Best way to operate on the raw string content of an AttributedString

I want to use Foundation's AttributedString as a backing store for syntax-highlighted (LaTeX) source code in my editor app.

There's basically two categories of code dealing with LaTeX source in my app:

  1. Code that's only interested in the raw string content (the character data). This code compares, searches (also case-insensitive), slices, or modifies the source string.
  2. Code that stores or retrieves syntax highlighting information in the attributes (for integration with NSTextStorage / NSTextView).

Previously, syntax highlighting was implemented by copying the source into a separate NSMutableAttributedString, and applying the attributes there. This is of course ugly and undesirable, because the source is now stored twice.

I would like to replace the two separate strings with one AttributedString that can cater to both use cases.

I think porting the existing syntax highlighting should be pretty straightforward, but I am not sure how to best approach category 1, the code that operates on the raw string content.

For example, I can't find API for case-insensitive comparison. StringProtocol has compare(_:options:range:locale:), but I can't find anything like that on AttributedStringProtocol.

Would I need to operate on AttributedString's characters view instead? Or can I get a StringProtocol-like view on an AttributedString somehow?

Today, the best way to access string content is via the AttributedString.CharacterView or AttributedString.UnicodeScalarView (which behave very similarly to String itself and String.UnicodeScalarView). There is a variety of functionality defined generically over Collection<Character> or just Collection in general that is available for both String and the AttributedString.CharacterView. This is the most ergonomic and efficient way to interact with the character contents since it will view into the contents directly rather than copying them out of the tree backing structure and into a new type.

You are right however that there are some types that are defined on StringProtocol that might not have a direct equivalent for AttributedString.CharacterView.

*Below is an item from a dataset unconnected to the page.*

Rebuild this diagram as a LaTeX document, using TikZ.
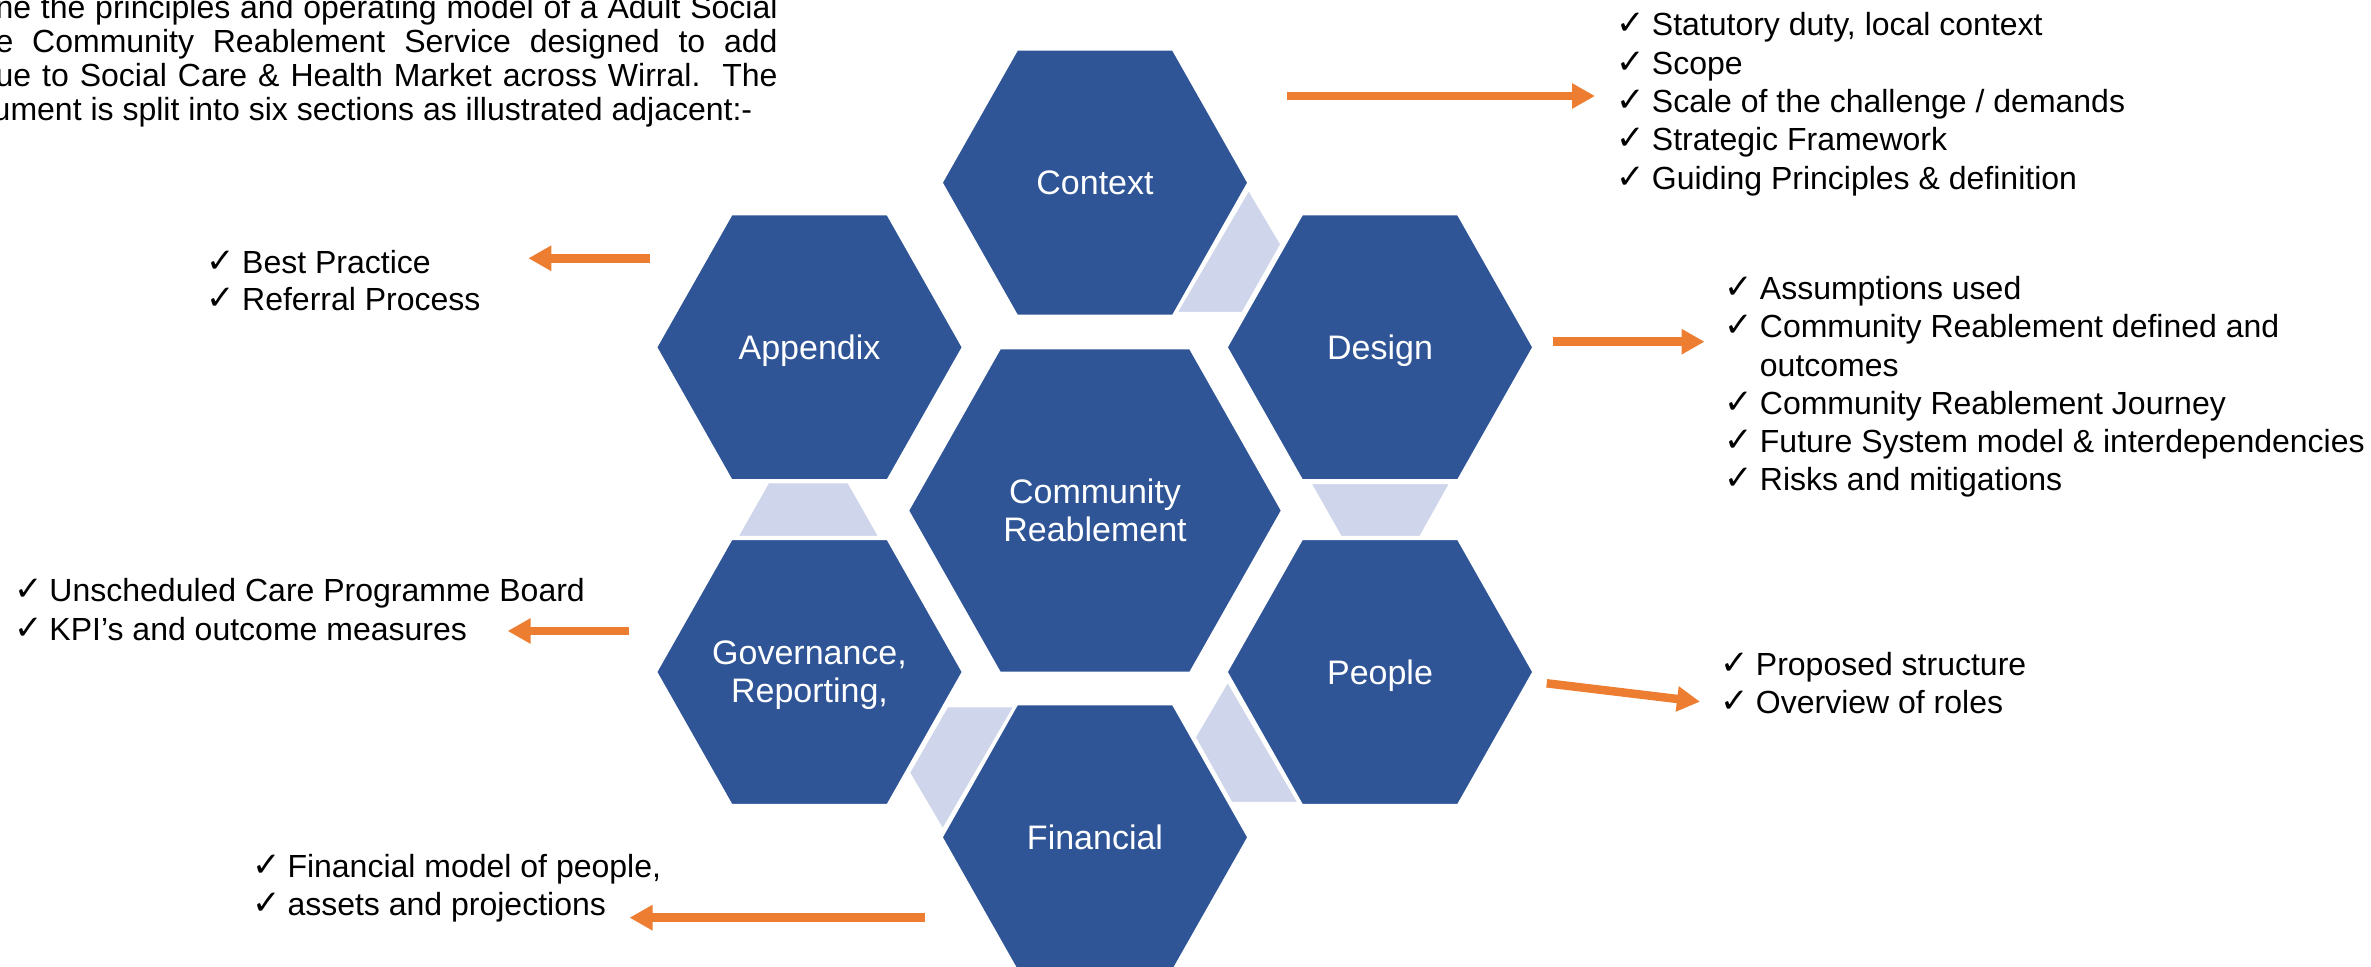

If you encounter these, it'd be super helpful if you could file a feedback / post an issue on the swift-foundation repo with an example of your use case and what API you're trying to use that isn't present (I believe case-insensitive comparison is likely one of these). If needed, you could create a String from the character view via String(myAttrStr.characters) but note that this will copy the characters out into the String and does not provide a "view" into the contents like the CharacterView does.

2 Likes

Jeremy,

thanks, that's in line with my understanding.

I'll explore that approach further and will post use cases.